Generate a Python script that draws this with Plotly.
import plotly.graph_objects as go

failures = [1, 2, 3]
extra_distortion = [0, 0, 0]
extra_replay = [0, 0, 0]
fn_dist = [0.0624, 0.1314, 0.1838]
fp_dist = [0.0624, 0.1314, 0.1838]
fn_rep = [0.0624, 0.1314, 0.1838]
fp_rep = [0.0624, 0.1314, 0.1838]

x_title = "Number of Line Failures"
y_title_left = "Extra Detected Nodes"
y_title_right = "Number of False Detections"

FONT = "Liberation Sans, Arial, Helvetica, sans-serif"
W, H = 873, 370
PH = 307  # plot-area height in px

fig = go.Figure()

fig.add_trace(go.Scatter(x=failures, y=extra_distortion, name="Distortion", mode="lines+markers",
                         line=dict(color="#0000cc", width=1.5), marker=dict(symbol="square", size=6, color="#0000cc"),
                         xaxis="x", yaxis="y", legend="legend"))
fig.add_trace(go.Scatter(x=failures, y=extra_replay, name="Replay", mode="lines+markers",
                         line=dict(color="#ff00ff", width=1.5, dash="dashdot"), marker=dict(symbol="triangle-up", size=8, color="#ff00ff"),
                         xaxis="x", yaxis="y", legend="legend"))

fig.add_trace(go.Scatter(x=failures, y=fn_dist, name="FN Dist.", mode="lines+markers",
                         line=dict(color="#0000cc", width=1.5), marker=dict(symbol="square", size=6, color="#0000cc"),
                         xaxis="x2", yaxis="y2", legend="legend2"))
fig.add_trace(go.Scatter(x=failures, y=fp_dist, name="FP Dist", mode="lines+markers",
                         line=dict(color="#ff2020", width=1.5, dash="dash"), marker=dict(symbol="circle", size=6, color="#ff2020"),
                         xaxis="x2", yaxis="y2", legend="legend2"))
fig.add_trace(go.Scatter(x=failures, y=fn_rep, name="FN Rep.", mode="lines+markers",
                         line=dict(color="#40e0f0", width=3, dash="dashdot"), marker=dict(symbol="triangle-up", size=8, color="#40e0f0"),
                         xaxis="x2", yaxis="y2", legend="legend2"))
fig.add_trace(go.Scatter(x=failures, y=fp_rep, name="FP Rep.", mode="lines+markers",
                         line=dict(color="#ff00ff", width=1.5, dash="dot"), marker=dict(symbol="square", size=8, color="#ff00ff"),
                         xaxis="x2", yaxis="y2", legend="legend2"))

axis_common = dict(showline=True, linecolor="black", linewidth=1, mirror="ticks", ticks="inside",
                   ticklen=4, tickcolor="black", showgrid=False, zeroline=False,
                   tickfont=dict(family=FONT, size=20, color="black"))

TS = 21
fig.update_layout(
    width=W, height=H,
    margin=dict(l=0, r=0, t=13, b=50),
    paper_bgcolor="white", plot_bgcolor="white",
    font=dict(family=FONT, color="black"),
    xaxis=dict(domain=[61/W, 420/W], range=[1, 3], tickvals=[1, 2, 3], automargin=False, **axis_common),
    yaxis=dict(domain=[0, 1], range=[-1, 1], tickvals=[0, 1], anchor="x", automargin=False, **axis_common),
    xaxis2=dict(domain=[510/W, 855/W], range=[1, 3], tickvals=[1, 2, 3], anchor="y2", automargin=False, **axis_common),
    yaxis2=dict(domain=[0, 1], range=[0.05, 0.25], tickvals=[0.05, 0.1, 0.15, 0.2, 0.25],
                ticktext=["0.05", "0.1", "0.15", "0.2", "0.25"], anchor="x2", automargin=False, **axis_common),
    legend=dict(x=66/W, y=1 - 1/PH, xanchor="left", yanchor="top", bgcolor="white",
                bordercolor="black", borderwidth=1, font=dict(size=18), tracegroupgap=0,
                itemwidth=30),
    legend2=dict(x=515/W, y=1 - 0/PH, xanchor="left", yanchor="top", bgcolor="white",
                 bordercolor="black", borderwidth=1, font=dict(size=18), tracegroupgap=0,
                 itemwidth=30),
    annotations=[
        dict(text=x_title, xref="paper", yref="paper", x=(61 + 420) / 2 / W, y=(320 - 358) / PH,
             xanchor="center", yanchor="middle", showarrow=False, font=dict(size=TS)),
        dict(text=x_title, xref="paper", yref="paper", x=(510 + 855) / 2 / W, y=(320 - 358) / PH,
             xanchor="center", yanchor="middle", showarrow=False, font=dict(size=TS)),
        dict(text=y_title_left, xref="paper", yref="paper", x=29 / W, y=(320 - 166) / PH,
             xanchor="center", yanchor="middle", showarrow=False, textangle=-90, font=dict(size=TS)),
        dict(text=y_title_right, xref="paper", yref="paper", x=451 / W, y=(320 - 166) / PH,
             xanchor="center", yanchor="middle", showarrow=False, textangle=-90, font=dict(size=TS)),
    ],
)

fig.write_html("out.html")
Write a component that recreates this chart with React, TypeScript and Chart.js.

================================

Return exactly what appears above, from the first line of the entries to the line with "fig = go.Figure()", inclusive.

Generate a Python script that draws this with Plotly.
import plotly.graph_objects as go

failures = [1, 2, 3]
extra_distortion = [0, 0, 0]
extra_replay = [0, 0, 0]
fn_dist = [0.0624, 0.1314, 0.1838]
fp_dist = [0.0624, 0.1314, 0.1838]
fn_rep = [0.0624, 0.1314, 0.1838]
fp_rep = [0.0624, 0.1314, 0.1838]

x_title = "Number of Line Failures"
y_title_left = "Extra Detected Nodes"
y_title_right = "Number of False Detections"

FONT = "Liberation Sans, Arial, Helvetica, sans-serif"
W, H = 873, 370
PH = 307  # plot-area height in px

fig = go.Figure()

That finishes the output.